Synchronizing Dynamical Systems: Finitely presented systems and Ruelle algebras
Robin J. Deeley, Andrew M. Stocker
TL;DR
The paper extends the Ruelle algebra framework from Smale spaces to finitely presented and synchronizing systems by constructing synchronizing heteroclinic and Ruelle algebras through groupoid C*-algebras. It proves a central theorem linking the groupoids of a finitely presented system to those of its Smale-space covers via minimal $s$- and $u$-resolving extensions, enabling the transfer of K-theory and structural results. Consequently, many Smale-space C*-algebraic properties—such as Morita equivalences, nuclear dimension, and real rank zero—carry over to the finitely presented setting, under suitable hypotheses, and the corresponding crossed products behave coherently.

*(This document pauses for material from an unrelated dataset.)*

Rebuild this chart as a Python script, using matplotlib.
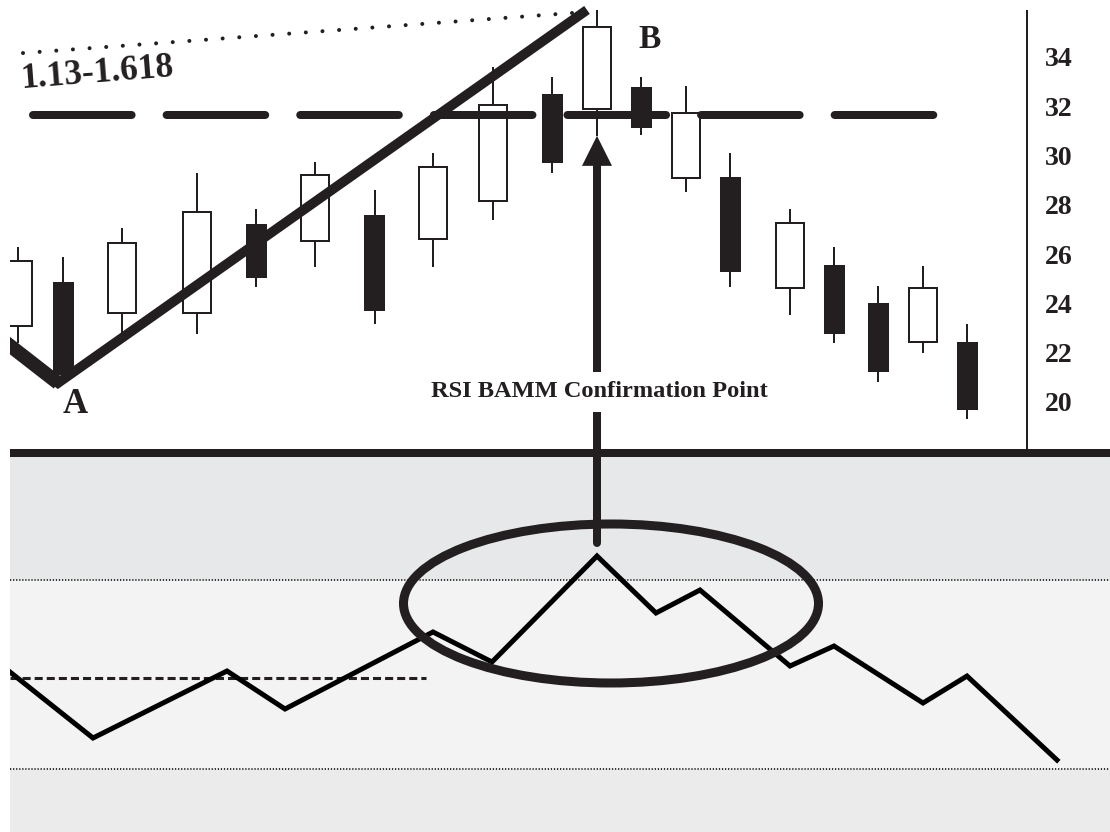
import matplotlib
matplotlib.use('Agg')
import matplotlib.pyplot as plt
from matplotlib.patches import Ellipse

plt.rcParams['lines.scale_dashes'] = False
SERIF = ['Liberation Serif', 'DejaVu Serif']

INK = '#231f20'

# ---------------- price panel data ----------------
x_pos  = [18, 63, 122, 197, 256, 315, 374.5, 433, 493, 552, 597, 641, 686, 730, 790, 834, 878, 923, 967]
opens  = [23.08, 24.87, 23.60, 23.60, 27.22, 26.53, 27.60, 26.60, 28.16, 32.50, 31.89, 32.78, 29.09, 29.13, 24.63, 25.56, 24.02, 22.43, 22.43]
highs  = [26.30, 25.90, 27.05, 29.30, 27.83, 29.74, 28.60, 30.10, 33.60, 33.19, 35.90, 33.19, 32.82, 30.10, 27.83, 26.29, 24.70, 25.52, 23.17]
lows   = [22.40, 20.90, 22.80, 22.76, 24.67, 25.48, 23.17, 25.48, 27.39, 29.30, 30.80, 30.84, 28.52, 24.67, 23.53, 22.39, 20.81, 21.99, 19.31]
closes = [25.72, 21.10, 26.45, 27.70, 25.03, 29.21, 23.70, 29.54, 32.05, 29.70, 35.20, 31.10, 31.73, 25.28, 27.26, 22.76, 21.22, 24.63, 19.68]
price_ticks = [20, 22, 24, 26, 28, 30, 32, 34]

trend_x = [0, 58, 587]
trend_y = [22.60, 20.77, 35.91]
fib_x = [23, 587]
fib_y = [34.16, 35.83]
resistance_level = 31.65
resistance_x = [33, 934]

# ---------------- RSI panel data ----------------
rsi_x = [10, 93, 227, 285, 433, 492, 597, 656, 700, 790, 834, 923, 967, 1057]
rsi_y = [50.53, 36.56, 50.74, 42.70, 59.00, 52.65, 75.08, 63.02, 67.88, 51.80, 56.03, 43.97, 49.68, 31.90]
rsi_levels = [70, 30]
rsi_mid = 49.26
rsi_mid_x = [10, 426]

# ---------------- figure ----------------
W, H = 1110, 832
fig = plt.figure(figsize=(W / 100, H / 100), dpi=100)
fig.patch.set_facecolor('white')

ax_bot = fig.add_axes([10 / W, 0, 1100 / W, 379 / H])
ax_top = fig.add_axes([10 / W, 379 / H, 1100 / W, 453 / H])
ax_top.patch.set_visible(False)

for ax in (ax_top, ax_bot):
    ax.set_xlim(10, 1110)
    ax.set_xticks([])

ax_top.set_ylim(17.93, 36.313)
ax_bot.set_ylim(16.67, 96.88)

# ---- RSI panel ----
ax_bot.axhspan(rsi_levels[0], 96.88, color='#e7e8ea', zorder=0)
ax_bot.axhspan(rsi_levels[1], rsi_levels[0], color='#f3f3f3', zorder=0)
ax_bot.axhspan(16.67, rsi_levels[1], color='#ebebeb', zorder=0)
for lv in rsi_levels:
    ax_bot.axhline(lv, color='#222222', lw=1.3, dashes=(0.9, 1.3), zorder=1)
ax_bot.plot(rsi_mid_x, [rsi_mid] * 2, color=INK, lw=2.2, dashes=(5.8, 2.9), zorder=2)
ax_bot.plot(rsi_x, rsi_y, color='black', lw=3.6, solid_joinstyle='miter', zorder=4)
ax_bot.add_patch(Ellipse((611, 65.03), width=415, height=33.65, fill=False,
                         edgecolor=INK, lw=6.5, zorder=5))
ax_bot.set_yticks([])
for s in ['left', 'right', 'bottom']:
    ax_bot.spines[s].set_visible(False)
ax_bot.spines['top'].set_linewidth(5.76)
ax_bot.spines['top'].set_color(INK)
ax_bot.spines['top'].set_capstyle('butt')

# ---- price panel ----
for s in ['left', 'top', 'bottom']:
    ax_top.spines[s].set_visible(False)
ax_top.spines['right'].set_position(('data', 1027))
ax_top.spines['right'].set_bounds(17.93, 35.91)
ax_top.spines['right'].set_linewidth(1.44)
ax_top.spines['right'].set_color(INK)
ax_top.spines['right'].set_capstyle('butt')
ax_top.yaxis.tick_right()
ax_top.set_yticks(price_ticks)
ax_top.set_yticklabels([str(t) for t in price_ticks], fontfamily=SERIF,
                       fontweight='bold', fontsize=20, color=INK)
ax_top.tick_params(axis='y', length=0, pad=13)

up = [i for i in range(len(x_pos)) if closes[i] >= opens[i]]
dn = [i for i in range(len(x_pos)) if closes[i] < opens[i]]
ax_top.vlines(x_pos, lows, highs, color=INK, lw=1.44, zorder=2)
ax_top.bar([x_pos[i] for i in up], [closes[i] - opens[i] for i in up],
           bottom=[opens[i] for i in up], width=28, facecolor='white',
           edgecolor=INK, linewidth=1.44, zorder=3)
ax_top.bar([x_pos[i] for i in dn], [opens[i] - closes[i] for i in dn],
           bottom=[closes[i] for i in dn], width=21, color=INK, linewidth=0, zorder=3)

ax_top.plot(resistance_x, [resistance_level] * 2, color=INK, lw=5.76,
            dashes=(71, 25.2), dash_capstyle='round', zorder=4)
ax_top.plot(trend_x, trend_y, color=INK, lw=7, solid_joinstyle='miter',
            solid_capstyle='butt', zorder=5)
ax_top.plot(trend_x[:2], trend_y[:2], color=INK, lw=10, solid_capstyle='butt', zorder=5)
ax_top.plot(fib_x, fib_y, color=INK, lw=2.9, dashes=(0.01, 12),
            dash_capstyle='round', zorder=5)

ax_top.text(97, 33.35, '1.13-1.618', fontfamily=SERIF, fontweight='bold',
            fontsize=25.5, color=INK, ha='center', va='center', rotation=4.5,
            rotation_mode='anchor')
ax_top.text(75, 19.88, 'A', fontfamily=SERIF, fontweight='bold', fontsize=25,
            color=INK, ha='center', va='center')
ax_top.text(650, 34.73, 'B', fontfamily=SERIF, fontweight='bold', fontsize=24,
            color=INK, ha='center', va='center')

# ---- confirmation arrow from RSI peak to candle B ----
iB = 10
ipk = rsi_y.index(max(rsi_y))
xB = x_pos[iB]
tip_disp = ax_top.transData.transform((xB, lows[iB]))
tail_disp = ax_bot.transData.transform((rsi_x[ipk], rsi_y[ipk]))
tail_disp[1] += 13
inv = ax_top.transData.inverted()
tail_v = inv.transform(tail_disp)[1]
base_l = inv.transform((tip_disp[0] - 15, tip_disp[1] - 30))
base_r = inv.transform((tip_disp[0] + 15, tip_disp[1] - 30))
ax_top.plot([xB, xB], [tail_v, base_l[1] + 0.05], color=INK, lw=5.76,
            solid_capstyle='round', clip_on=False, zorder=6)
ax_top.fill([base_l[0], xB, base_r[0]], [base_l[1], lows[iB], base_r[1]],
            color=INK, lw=0, clip_on=False, zorder=6)
ax_top.text(599, 20.41, 'RSI BAMM Confirmation Point', fontfamily=SERIF,
            fontweight='bold', fontsize=17.6, color=INK, ha='center', va='center',
            zorder=7, bbox=dict(boxstyle='square,pad=0.39', fc='white', ec='none'))

fig.savefig('out.png', dpi=100, facecolor='white')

A counterexample with a sofic shift demonstrates that Poincaré duality can fail in this broader context, underscoring fundamental differences between finitely presented and Smale-space dynamics. Overall, the work clarifies how finitely presented and synchronizing systems inherit and diverge from Smale-space phenomena in the realm of groupoid and C*-algebraic structures.
Abstract
The main goals of the present paper are to determine the structure of the $C^\ast$-algebras associated to a finitely presented system and to develop the basic theory of the Ruelle algebras associated to a general synchronizing system. The later is related to the former in the sense that we show that Ruelle algebras associated to a finitely presented system are explicitly related to the Smale space case. Nevertheless, we give an example of a sofic shift where the Ruelle algebras are not Poincare dual (whereas this duality holds in the Smale space case). The relevant $C^\ast$-algebras are the synchronizing heteroclinic algebras that were introduced in our previous work on synchronizing systems. They are very much related to previous work of Thomsen, who in turn was building on work of Ruelle, Putnam, and Spielberg.